→ Dataset records:
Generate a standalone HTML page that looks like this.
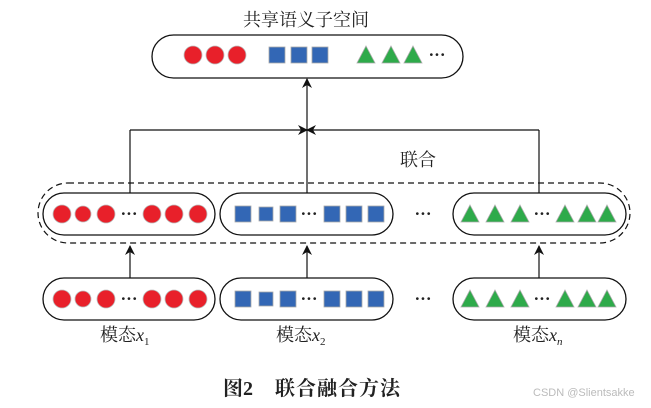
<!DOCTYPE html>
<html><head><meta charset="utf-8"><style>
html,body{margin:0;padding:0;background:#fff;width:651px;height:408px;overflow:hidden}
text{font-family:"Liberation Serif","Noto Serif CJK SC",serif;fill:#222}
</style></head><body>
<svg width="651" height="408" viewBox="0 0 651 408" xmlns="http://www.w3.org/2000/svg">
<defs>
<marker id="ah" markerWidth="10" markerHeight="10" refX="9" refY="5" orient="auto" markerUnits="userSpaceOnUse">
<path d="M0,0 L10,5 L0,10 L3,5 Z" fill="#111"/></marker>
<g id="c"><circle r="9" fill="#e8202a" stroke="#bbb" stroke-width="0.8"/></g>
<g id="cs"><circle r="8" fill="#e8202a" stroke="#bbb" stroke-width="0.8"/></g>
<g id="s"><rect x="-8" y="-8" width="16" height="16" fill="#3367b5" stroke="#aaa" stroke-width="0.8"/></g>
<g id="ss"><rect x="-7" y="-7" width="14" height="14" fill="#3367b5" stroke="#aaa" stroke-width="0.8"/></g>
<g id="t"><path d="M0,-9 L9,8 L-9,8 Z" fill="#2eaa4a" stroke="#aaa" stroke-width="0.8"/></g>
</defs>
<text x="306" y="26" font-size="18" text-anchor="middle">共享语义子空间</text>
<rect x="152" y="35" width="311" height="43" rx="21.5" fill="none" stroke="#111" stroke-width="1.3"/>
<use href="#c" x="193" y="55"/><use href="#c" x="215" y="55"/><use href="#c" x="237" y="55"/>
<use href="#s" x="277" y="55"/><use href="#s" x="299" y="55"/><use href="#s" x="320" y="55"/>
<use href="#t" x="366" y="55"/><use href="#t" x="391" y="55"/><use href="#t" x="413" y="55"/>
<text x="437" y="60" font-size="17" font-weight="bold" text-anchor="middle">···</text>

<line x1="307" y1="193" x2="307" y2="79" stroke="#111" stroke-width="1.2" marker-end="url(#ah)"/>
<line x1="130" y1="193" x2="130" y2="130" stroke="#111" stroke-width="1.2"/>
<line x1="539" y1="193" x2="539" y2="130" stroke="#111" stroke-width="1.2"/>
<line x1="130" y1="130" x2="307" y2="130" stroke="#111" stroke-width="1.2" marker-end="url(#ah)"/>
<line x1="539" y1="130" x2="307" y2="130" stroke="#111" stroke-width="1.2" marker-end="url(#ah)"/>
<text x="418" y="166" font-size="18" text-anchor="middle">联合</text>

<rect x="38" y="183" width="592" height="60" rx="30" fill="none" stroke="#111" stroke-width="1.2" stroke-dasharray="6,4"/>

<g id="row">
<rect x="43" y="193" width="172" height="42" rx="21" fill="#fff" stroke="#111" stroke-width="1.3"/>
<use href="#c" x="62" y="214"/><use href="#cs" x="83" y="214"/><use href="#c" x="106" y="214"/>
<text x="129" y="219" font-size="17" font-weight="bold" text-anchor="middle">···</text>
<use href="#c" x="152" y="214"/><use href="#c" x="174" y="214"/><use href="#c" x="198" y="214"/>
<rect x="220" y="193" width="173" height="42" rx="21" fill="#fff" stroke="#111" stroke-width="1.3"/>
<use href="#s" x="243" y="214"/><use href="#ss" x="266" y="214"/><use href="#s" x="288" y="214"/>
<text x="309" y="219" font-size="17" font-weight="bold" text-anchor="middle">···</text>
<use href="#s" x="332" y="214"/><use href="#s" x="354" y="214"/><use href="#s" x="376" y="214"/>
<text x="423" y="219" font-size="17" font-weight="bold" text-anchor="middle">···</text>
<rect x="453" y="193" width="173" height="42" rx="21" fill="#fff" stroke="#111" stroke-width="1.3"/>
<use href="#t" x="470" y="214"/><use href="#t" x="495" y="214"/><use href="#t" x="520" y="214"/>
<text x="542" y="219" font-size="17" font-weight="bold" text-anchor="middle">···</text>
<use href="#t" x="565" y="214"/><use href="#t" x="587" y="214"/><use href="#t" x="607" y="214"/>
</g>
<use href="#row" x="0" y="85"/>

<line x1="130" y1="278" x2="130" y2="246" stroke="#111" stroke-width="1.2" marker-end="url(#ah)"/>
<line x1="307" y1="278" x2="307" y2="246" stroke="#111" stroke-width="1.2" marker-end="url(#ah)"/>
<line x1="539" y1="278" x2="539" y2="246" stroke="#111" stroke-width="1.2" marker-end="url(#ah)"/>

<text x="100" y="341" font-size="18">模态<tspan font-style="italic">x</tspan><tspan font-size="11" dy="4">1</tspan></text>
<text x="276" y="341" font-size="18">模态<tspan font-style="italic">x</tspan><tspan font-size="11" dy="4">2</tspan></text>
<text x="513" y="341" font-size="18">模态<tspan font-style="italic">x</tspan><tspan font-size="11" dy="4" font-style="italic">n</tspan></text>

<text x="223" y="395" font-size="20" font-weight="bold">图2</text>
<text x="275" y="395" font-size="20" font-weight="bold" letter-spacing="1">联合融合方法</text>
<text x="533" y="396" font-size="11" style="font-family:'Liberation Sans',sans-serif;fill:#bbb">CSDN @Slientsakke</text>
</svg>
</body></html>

==

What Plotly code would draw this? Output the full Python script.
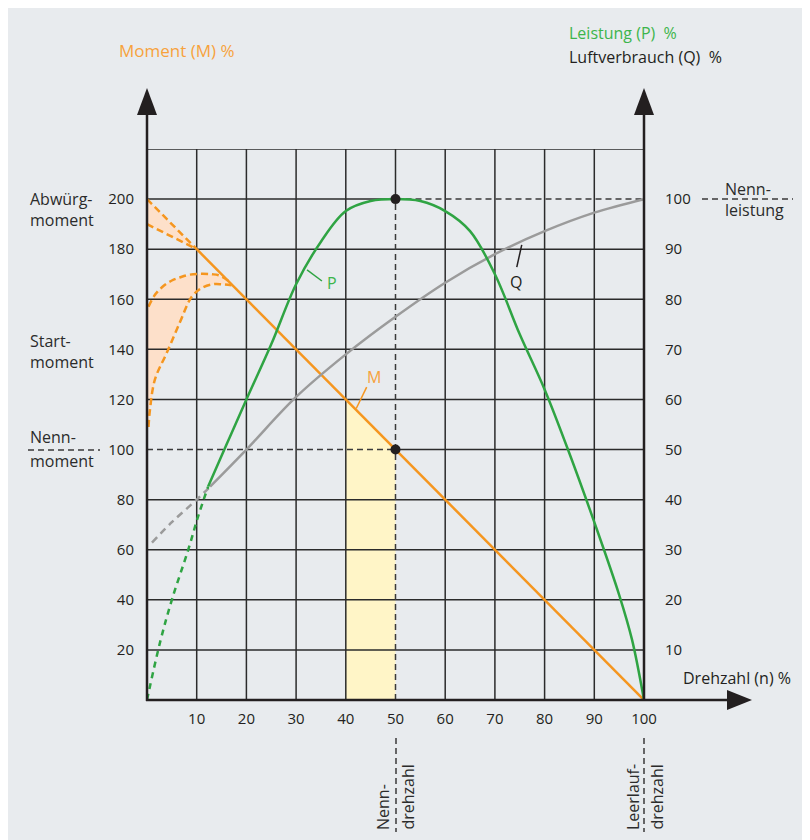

→ Direction:
List all lines above in which the string "this" appears.

→ Response to the task:
Generate a standalone HTML page that looks like this.
What Plotly code would draw this? Output the full Python script.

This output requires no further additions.